A lightweight down or synthetic jacket. Compresses to nothing, works as a pillow on planes, and handles most temperatures when layered.
One collared shirt. Even if you're not a "shirt person," having one clean, pressed-looking top changes where you can go. Restaurants, meetings, random invitations — you won't use it often, but you'll be grateful when you need it.
The Tech That Earned Its Spot
Noise-canceling headphones. Not earbuds — over-ear headphones. The difference on long flights and in noisy cafes is the difference between arriving functional and arriving destroyed.
A compact universal adapter with USB-C. One device that handles every socket and charges laptop + phone simultaneously. No more carrying three adapters and a power strip.

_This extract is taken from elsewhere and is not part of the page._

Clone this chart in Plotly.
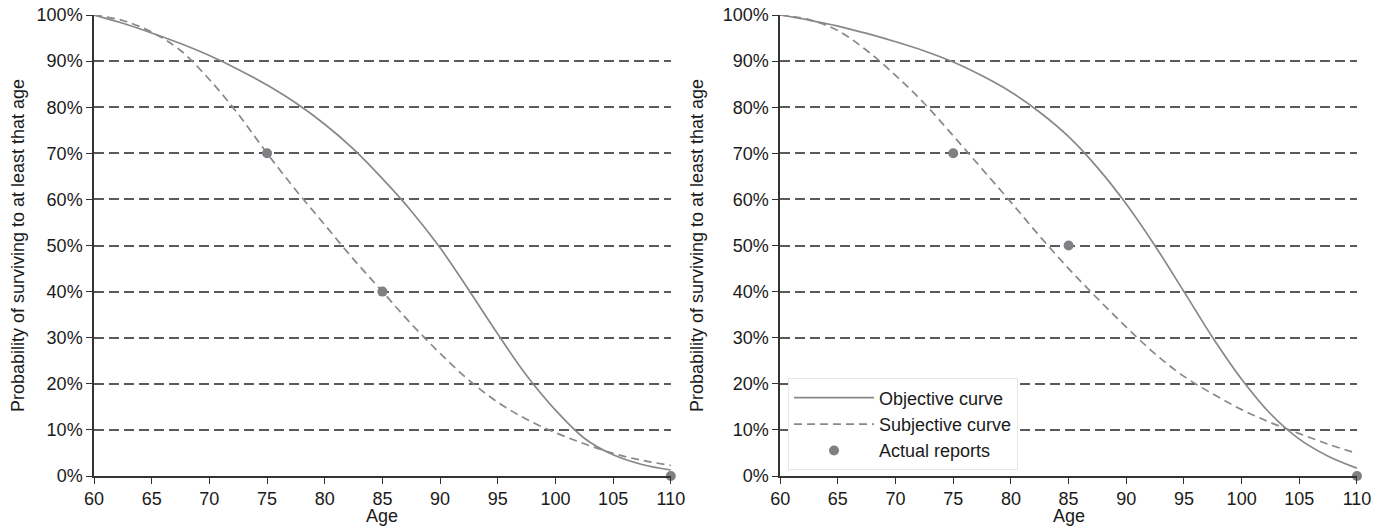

A small portable SSD. For backups, photo storage, and the rare moment when wifi is too slow to upload a project. Doesn't need to be huge — 1TB is plenty.
An e-reader. Yes, your phone can do it. No, your phone doesn't feel the same. A dedicated reading device removes the temptation to check messages and makes long transport days genuinely pleasant.
The Small Things That Matter
A lightweight tote bag. Folds to nothing, carries groceries, beach gear, or a laptop when your main bag is too full. Use it almost daily.
A solid toiletries case. Not a ziplock bag — something with structure that opens flat and has a hook. Sounds trivial until you've lived with one.
A pen and a small notebook. Technology fails. Pens don't. Also: immigration forms, cafe orders in places without apps, sketching a map someone drew for you.
A small first-aid kit. Painkillers, bandages, anti-diarrhea tablets, allergy meds. Not exciting, but the thing you're most grateful for at 2 AM in a strange city.
What I Stopped Carrying
A travel towel. Every accommodation provides one. If it doesn't, buy a cheap local towel and leave it behind.
A sleep sack or sleeping bag liner. Used it once in three years.
Multiple guidebooks. Everything is on your phone. One downloaded offline map and a few bookmarked blog posts replace a kilo of paper.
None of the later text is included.